Speaking of such lessons, Wilson and John Gowdy write, “the invisible hand metaphor can be justified … for humans in addition to nonhuman species, [only] when certain conditions are met.” Space precludes the details, but what matters is that this contrasts sharply with core economic assumptions and teachings. As Wilson explains, the “problem with laissez-faire in all its forms … [is] it is simply profoundly untrue that lower-level agents pursuing their narrow interests — whether an individual, a small firm or a leviathan like Google — robustly benefit the common good.“

Biology’s invisible hand knows better. It has tested over billions of years a mind-bogglingly vast variety of super-complex cooperations — and religiously, rigorously, ruthlessly weeded out the many self-organizing setups that aren’t productive enough or that create collective catastrophe. 

We need economic and political equivalents to the evolutionary wisdom of these life-wide logic patterns. For instance, policies that mimic tumor-suppressor genes and coop-cop processes that suppress unenlightened selfishness.  This will require a wholesale revision to the regulation-reviling reflexes of free-marketeers. As Wilson quips, “an unregulated organism is a dead organism.” We need ways to detect and suppress parasitic gains — for example, massive corporations like Amazon that pay zero taxes towards the upkeep of the infrastructure their profits depend on, or likewise billionaires who pay lower tax rates than nurses.

“The health of the whole must trump the self-interest of any part.”

We must explicitly protect our Russian-doll nested survival vehicles: communities, cities, nations, all the way up to the whole planetary biosphere. Our coop-cop policies must prevent us, or others, from gaining by harming any of those. Evolution teaches that without these, collective collapse awaits. 
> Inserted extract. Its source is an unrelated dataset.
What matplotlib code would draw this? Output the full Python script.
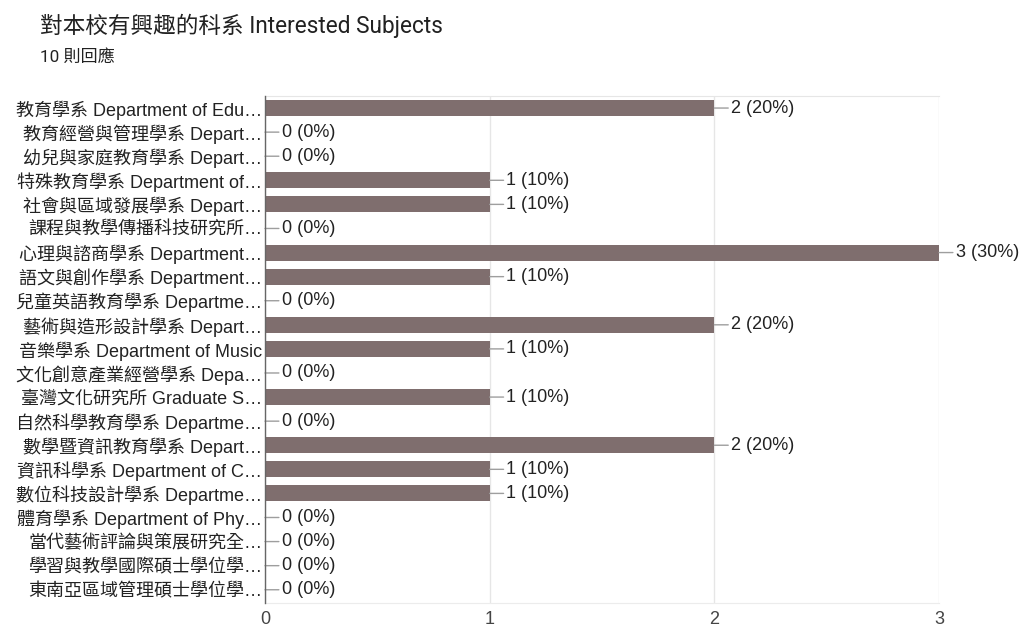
import matplotlib
matplotlib.use("Agg")
import matplotlib.pyplot as plt

title = "對本校有興趣的科系 Interested Subjects"
subtitle = "10 則回應"
categories = [
    "教育學系 Department of Edu…",
    "教育經營與管理學系 Depart…",
    "幼兒與家庭教育學系 Depart…",
    "特殊教育學系 Department of…",
    "社會與區域發展學系 Depart…",
    "課程與教學傳播科技研究所…",
    "心理與諮商學系 Department…",
    "語文與創作學系 Department…",
    "兒童英語教育學系 Departme…",
    "藝術與造形設計學系 Depart…",
    "音樂學系 Department of Music",
    "文化創意產業經營學系 Depa…",
    "臺灣文化研究所 Graduate S…",
    "自然科學教育學系 Departme…",
    "數學暨資訊教育學系 Depart…",
    "資訊科學系 Department of C…",
    "數位科技設計學系 Departme…",
    "體育學系 Department of Phy…",
    "當代藝術評論與策展研究全…",
    "學習與教學國際碩士學位學…",
    "東南亞區域管理碩士學位學…",
]
counts = [2, 0, 0, 1, 1, 0, 3, 1, 0, 2, 1, 0, 1, 0, 2, 1, 1, 0, 0, 0, 0]
percents = [20, 0, 0, 10, 10, 0, 30, 10, 0, 20, 10, 0, 10, 0, 20, 10, 10, 0, 0, 0, 0]
xticks = [0, 1, 2, 3]

lab_fam = ["Liberation Sans", "Noto Sans CJK TC", "DejaVu Sans"]
title_fam = ["Roboto", "Noto Sans CJK TC", "DejaVu Sans"]
plt.rcParams["font.family"] = lab_fam

fig = plt.figure(figsize=(10.22, 6.29), dpi=100)
ax = fig.add_axes([265 / 1022, 1 - 603 / 629, (939 - 265) / 1022, (603 - 96) / 629])

ypos = list(range(len(categories)))
ax.barh(ypos, counts, height=0.66, color="#7f6e6e", zorder=3)

for y, c, p in zip(ypos, counts, percents):
    ax.annotate(f"{c} ({p}%)", xy=(c, y), xytext=(12, 0), textcoords="offset points",
                va="center", ha="left", fontsize=13, color="#222222",
                arrowprops=dict(arrowstyle="-", color="#9e9e9e", lw=1, shrinkA=0, shrinkB=0),
                annotation_clip=False)

ax.set_xlim(0, 3)
ax.set_ylim(20.55, -0.5)
ax.set_xticks(xticks)
ax.set_xticklabels([str(t) for t in xticks])
ax.set_yticks(ypos)
ax.set_yticklabels(categories)
ax.tick_params(axis="y", length=0, pad=2, labelsize=13, labelcolor="#222222")
ax.tick_params(axis="x", length=0, pad=6, labelsize=13, labelcolor="#444444")
ax.grid(axis="x", color="#e6e6e6", lw=1, zorder=0)
ax.spines["right"].set_visible(False)
ax.spines["bottom"].set_color("#ececec")
ax.spines["top"].set_color("#e6e6e6")
ax.spines["left"].set_color("#666666")
ax.spines["left"].set_linewidth(1)
ax.spines["left"].set_zorder(4)

fig.text(40 / 1022, 1 - 26 / 629, title, fontsize=16.3, color="#212121", va="center", ha="left",
         family=title_fam)
fig.text(40 / 1022, 1 - 57 / 629, subtitle, fontsize=12.3, color="#212121", va="center", ha="left",
         family=title_fam)

fig.savefig("out.png", dpi=100)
Instead, sadly, current capitalism too often mimics the logic of cancer — unconstrained greed-is-good games have metastasized throughout our body politic. And economists routinely call behaviors “rational” that produce predictably collectively painful or bad outcomes, and which evolution would suppress (like the sado-capitalist backfiring “rationality” that counsels against cooperating in “prisoner’s dilemmas,” or greedy co-suicidal tactics in “tragedy of the commons” cases, which the political scientist Elinor Ostrom showed are solved easily in many cultures not ruled by the ideas of economists).  

In one way, all this should be obvious — ever been on a team? And this logic pattern has been expressed in many ways; in Tocqueville’s “Democracy in America,” which has a chapter called “How the Americans Combat Individualism by the Principle of Interest Rightly Understood.” Despite our ambient certainty that it is natural, Tocqueville describes individualism as a newfangled phenomenon. The word “individualism” itself entered the English language largely through translations of his work. Somehow, our leaders are educated into the error of dangerously discounting this “enlightened self-interest” (also a term Tocqueville invented). 

It is in no one’s real interest to weaken or wreck what they (or their descendants) need to survive. This can be spelled out in 15 words, and could be called “needism”: Know your needs. Don’t damage what supplies them. Don’t let others either — or you’re doomed. Cultures either heed the logic of needism, or they perish.

Much popularization work remains to put newer evolutionary lessons on par with pop-science selfish-gene logic. But billions of years of harsh testing have taught all living systems to suppress certain sorts of disruptive selfishness. Economists should reflect long and hard on why the systems they study would be any exception. These yet unnamed natural law patterns limit even what evolution can sustain. 

It’s time we hired the other invisible hand explicitly to support the common good. And we need coop-cop regulations of selfishness at every level to avoid parts harming their needed wholes. Otherwise, harsh karma awaits as our co-fate for allowing a plague of parasitic plutocratic plundering.